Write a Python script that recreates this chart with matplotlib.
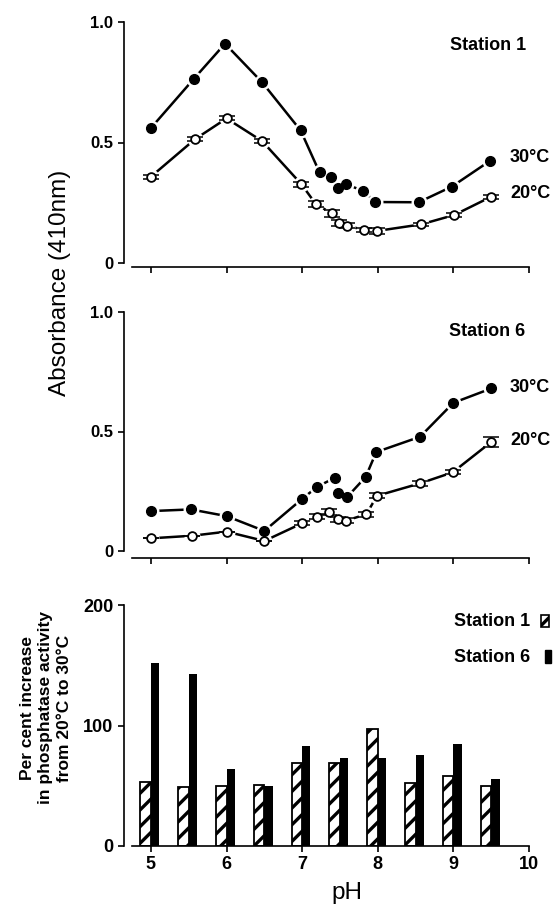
import numpy as np
import matplotlib.pyplot as plt
from matplotlib.patches import Rectangle

plt.rcParams['font.family'] = ['Liberation Sans', 'DejaVu Sans']
plt.rcParams['hatch.linewidth'] = 2.4

# Station 1 absorbance (410nm)
ph_s1_30 = [5.0, 5.57, 5.98, 6.47, 6.98, 7.23, 7.38, 7.48, 7.58, 7.8, 7.97, 8.54, 8.98, 9.49]
s1_30 = [0.56, 0.765, 0.91, 0.75, 0.55, 0.376, 0.358, 0.31, 0.327, 0.30, 0.253, 0.252, 0.317, 0.425]
ph_s1_20 = [5.0, 5.58, 6.0, 6.47, 6.99, 7.18, 7.39, 7.49, 7.59, 7.82, 7.99, 8.57, 9.01, 9.5]
s1_20 = [0.358, 0.513, 0.60, 0.506, 0.327, 0.245, 0.206, 0.167, 0.155, 0.137, 0.133, 0.16, 0.199, 0.275]
s1_20_err = [0.008, 0.008, 0.008, 0.01, 0.01, 0.012, 0.015, 0.012, 0.01, 0.008, 0.012, 0.008, 0.008, 0.008]

# Station 6 absorbance (410nm)
ph_s6_30 = [5.0, 5.53, 6.0, 6.5, 7.0, 7.2, 7.43, 7.48, 7.59, 7.84, 7.98, 8.56, 9.0, 9.5]
s6_30 = [0.167, 0.174, 0.146, 0.084, 0.218, 0.269, 0.306, 0.243, 0.224, 0.31, 0.414, 0.478, 0.62, 0.68]
ph_s6_20 = [5.0, 5.55, 6.0, 6.5, 7.0, 7.2, 7.36, 7.48, 7.58, 7.85, 7.99, 8.56, 8.99, 9.5]
s6_20 = [0.053, 0.064, 0.081, 0.042, 0.116, 0.144, 0.164, 0.133, 0.127, 0.154, 0.231, 0.283, 0.329, 0.456]
s6_20_err = [0, 0, 0, 0, 0.008, 0.012, 0.012, 0.01, 0.01, 0.01, 0.01, 0.01, 0.008, 0.022]

# per cent increase 20C -> 30C
ph_bars = [5.0, 5.5, 6.0, 6.5, 7.0, 7.5, 8.0, 8.5, 9.0, 9.5]
inc_s1 = [53, 49, 50, 50.5, 69, 68.5, 97.5, 52, 58, 50]
inc_s6 = [152, 142.5, 64, 50, 83, 73, 73, 75.5, 85, 56]

W, H = 559, 911
fig = plt.figure(figsize=(W / 100, H / 100), dpi=100)


def px_axes(top, bottom):
    return fig.add_axes([132 / W, 1 - bottom / H, 397 / W, (bottom - top) / H])


def style_axes(ax, yoff):
    ax.spines['top'].set_visible(False)
    ax.spines['right'].set_visible(False)
    ax.spines['left'].set_position(('outward', 6))
    ax.spines['bottom'].set_position(('outward', yoff))
    for s in ['left', 'bottom']:
        ax.spines[s].set_linewidth(1.2)
    ax.tick_params(direction='out', length=4, width=1.2)
    ax.set_xlim(4.75, 10.0)
    ax.set_xticks([5, 6, 7, 8, 9, 10])


def curve(ax, x, y, filled, err=None):
    ax.plot(x, y, '-', color='black', lw=1.8, zorder=1)
    ax.plot(x, y, 'o', color='white', ms=10.5, zorder=2)
    if err is not None:
        ax.errorbar(x, y, yerr=err, fmt='none', ecolor='black', elinewidth=1.1,
                    capsize=6, capthick=1.1, zorder=3)
    if filled:
        ax.plot(x, y, 'o', mfc='black', mec='black', ms=7, zorder=4)
    else:
        ax.plot(x, y, 'o', mfc='white', mec='black', mew=1.3, ms=6.3, zorder=4)


# top panel: station 1
ax1 = px_axes(22, 263)
style_axes(ax1, 3)
ax1.set_ylim(0, 1.0)
ax1.set_yticks([0, 0.5, 1.0])
ax1.set_yticklabels(['0', '0.5', '1.0'], fontsize=12, fontweight='bold')
ax1.set_xticklabels([])
curve(ax1, ph_s1_30, s1_30, True)
curve(ax1, ph_s1_20, s1_20, False, s1_20_err)

# middle panel: station 6
ax2 = px_axes(312, 551)
style_axes(ax2, 5)
ax2.set_ylim(0, 1.0)
ax2.set_yticks([0, 0.5, 1.0])
ax2.set_yticklabels(['0', '0.5', '1.0'], fontsize=12, fontweight='bold')
ax2.set_xticklabels([])
curve(ax2, ph_s6_30, s6_30, True)
curve(ax2, ph_s6_20, s6_20, False, s6_20_err)

# bottom panel: bars
ax3 = px_axes(605, 846)
style_axes(ax3, 0)
ax3.set_ylim(0, 200)
ax3.set_yticks([0, 100, 200])
ax3.set_yticklabels(['0', '100', '200'], fontsize=13, fontweight='bold')
ax3.set_xticklabels(['5', '6', '7', '8', '9', '10'], fontsize=13, fontweight='bold')
ax3.bar(np.array(ph_bars) - 0.14, inc_s1, width=0.14, align='edge',
        facecolor='white', edgecolor='black', hatch='//', linewidth=1.3)
ax3.bar(ph_bars, inc_s6, width=0.11, align='edge', color='black')

# text
fig.text(60 / W, 1 - 283 / H, 'Absorbance (410nm)', rotation=90, fontsize=17.5,
         ha='center', va='center')
fig.text(347 / W, 1 - 893 / H, 'pH', fontsize=17.5, ha='center', va='center')
fig.text(46 / W, 1 - 708 / H, 'Per cent increase\nin phosphatase activity\nfrom 20°C to 30°C',
         rotation=90, fontsize=12.5, fontweight='bold', ha='center', va='center',
         multialignment='center', linespacing=1.3)

bold = dict(fontsize=13, fontweight='bold', va='center')
fig.text(488 / W, 1 - 46 / H, 'Station 1', ha='center', **bold)
fig.text(510 / W, 1 - 157 / H, '30°C', ha='left', **bold)
fig.text(510 / W, 1 - 193 / H, '20°C', ha='left', **bold)
fig.text(487 / W, 1 - 332 / H, 'Station 6', ha='center', **bold)
fig.text(510 / W, 1 - 387 / H, '30°C', ha='left', **bold)
fig.text(510 / W, 1 - 440 / H, '20°C', ha='left', **bold)

# legend for bars
fig.text(530 / W, 1 - 621 / H, 'Station 1', ha='right', **bold)
fig.text(530 / W, 1 - 657 / H, 'Station 6', ha='right', **bold)
fig.patches.append(Rectangle((541 / W, 1 - 627 / H), 8 / W, 12 / H, transform=fig.transFigure,
                             facecolor='white', edgecolor='black', hatch='//', linewidth=1.2))
fig.patches.append(Rectangle((545 / W, 1 - 663 / H), 6 / W, 13 / H, transform=fig.transFigure,
                             facecolor='black', edgecolor='black'))

plt.savefig('out.png', dpi=100)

----------------

* INSTRUCTIONS TO FOLLOW *
With the pictures left out, restate word for word every line of the data above, from the first down to the line that contains "return fig.add_axes([132 /".

* FINISHED ANSWER *
Write a Python script that recreates this chart with matplotlib.
import numpy as np
import matplotlib.pyplot as plt
from matplotlib.patches import Rectangle

plt.rcParams['font.family'] = ['Liberation Sans', 'DejaVu Sans']
plt.rcParams['hatch.linewidth'] = 2.4

# Station 1 absorbance (410nm)
ph_s1_30 = [5.0, 5.57, 5.98, 6.47, 6.98, 7.23, 7.38, 7.48, 7.58, 7.8, 7.97, 8.54, 8.98, 9.49]
s1_30 = [0.56, 0.765, 0.91, 0.75, 0.55, 0.376, 0.358, 0.31, 0.327, 0.30, 0.253, 0.252, 0.317, 0.425]
ph_s1_20 = [5.0, 5.58, 6.0, 6.47, 6.99, 7.18, 7.39, 7.49, 7.59, 7.82, 7.99, 8.57, 9.01, 9.5]
s1_20 = [0.358, 0.513, 0.60, 0.506, 0.327, 0.245, 0.206, 0.167, 0.155, 0.137, 0.133, 0.16, 0.199, 0.275]
s1_20_err = [0.008, 0.008, 0.008, 0.01, 0.01, 0.012, 0.015, 0.012, 0.01, 0.008, 0.012, 0.008, 0.008, 0.008]

# Station 6 absorbance (410nm)
ph_s6_30 = [5.0, 5.53, 6.0, 6.5, 7.0, 7.2, 7.43, 7.48, 7.59, 7.84, 7.98, 8.56, 9.0, 9.5]
s6_30 = [0.167, 0.174, 0.146, 0.084, 0.218, 0.269, 0.306, 0.243, 0.224, 0.31, 0.414, 0.478, 0.62, 0.68]
ph_s6_20 = [5.0, 5.55, 6.0, 6.5, 7.0, 7.2, 7.36, 7.48, 7.58, 7.85, 7.99, 8.56, 8.99, 9.5]
s6_20 = [0.053, 0.064, 0.081, 0.042, 0.116, 0.144, 0.164, 0.133, 0.127, 0.154, 0.231, 0.283, 0.329, 0.456]
s6_20_err = [0, 0, 0, 0, 0.008, 0.012, 0.012, 0.01, 0.01, 0.01, 0.01, 0.01, 0.008, 0.022]

# per cent increase 20C -> 30C
ph_bars = [5.0, 5.5, 6.0, 6.5, 7.0, 7.5, 8.0, 8.5, 9.0, 9.5]
inc_s1 = [53, 49, 50, 50.5, 69, 68.5, 97.5, 52, 58, 50]
inc_s6 = [152, 142.5, 64, 50, 83, 73, 73, 75.5, 85, 56]

W, H = 559, 911
fig = plt.figure(figsize=(W / 100, H / 100), dpi=100)


def px_axes(top, bottom):
    return fig.add_axes([132 / W, 1 - bottom / H, 397 / W, (bottom - top) / H])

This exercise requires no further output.